UBC Theses and Dissertations
Inversion of reflection seismograms Levy, Shlomo
A method for the estimation of impedance or pseudo-velocity sections from the information contained in CMP stacked sections, the corresponding stacking velocities and sonic and density logs (when available) is presented. The method relies on a linear programming approach for the reconstruction of full-band reflectivities, and utilizes linearized relations between the multiple free reflectivity functions and average or point-wise impedance or velocity values. The reconstruction procedure requires the solution of an underdetermined set of equations and hence a minimum structure condition is imposed on the desired solution. This condition guaranties the uniqueness of the obtained solution in the sense that it is the solution that features the least amount of impedance variations as a function of travel-time (or depth). Since the presented inversion yields minimum structure solutions, it is argued that features which appear on the obtained result are strictly demanded by the data and are not artifacts of the inversion scheme. A number of physical assumptions are required by the presented inversion. These are summarized below in point form: (1) The earth reflectivity function is non-white and can be reasonably represented by a sparse spike train. (2) The observed CMP stacked section is a reasonable representation of the multiple-free normal-ray section with reasonably correct relative amplitude relations. (3) The residual wavelet on the stacked section is to a good approximation a zero-phase wavelet with a relatively flat spectrum. (4) The estimated stacking velocities can be inverted to yield an acceptable representation of the averages of the true earth velocity model. Since in a realistic environment some of the above assumptions may be violated, all the corresponding relations in the presented inversion scheme include appropriate uncertainty terms.

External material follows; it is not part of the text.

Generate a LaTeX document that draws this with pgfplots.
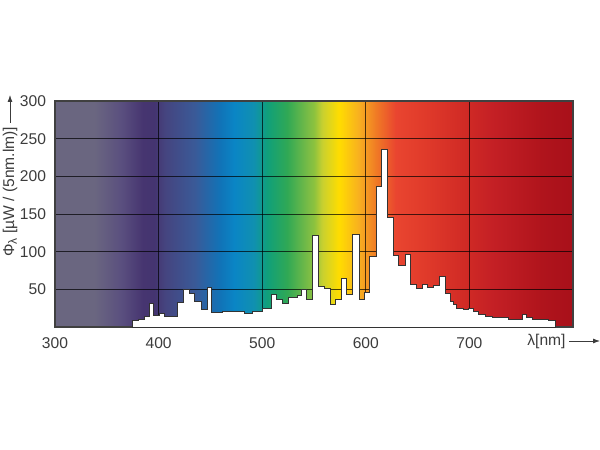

That is, all the information components considered in the inversion are satisfied only to within some prespecified error bounds. A number of possibilities for speeding up the inversion scheme are described. It is shown that utilizing the expected trace-to-trace coherency of seismic reflection data yields considerable reduction in computational efforts. Finally, a number of steps required for a successful completion of the inversion are described. In particular, the problems of preinversion data scaling and the correction of the residual wavelet's phase are discussed in some detail.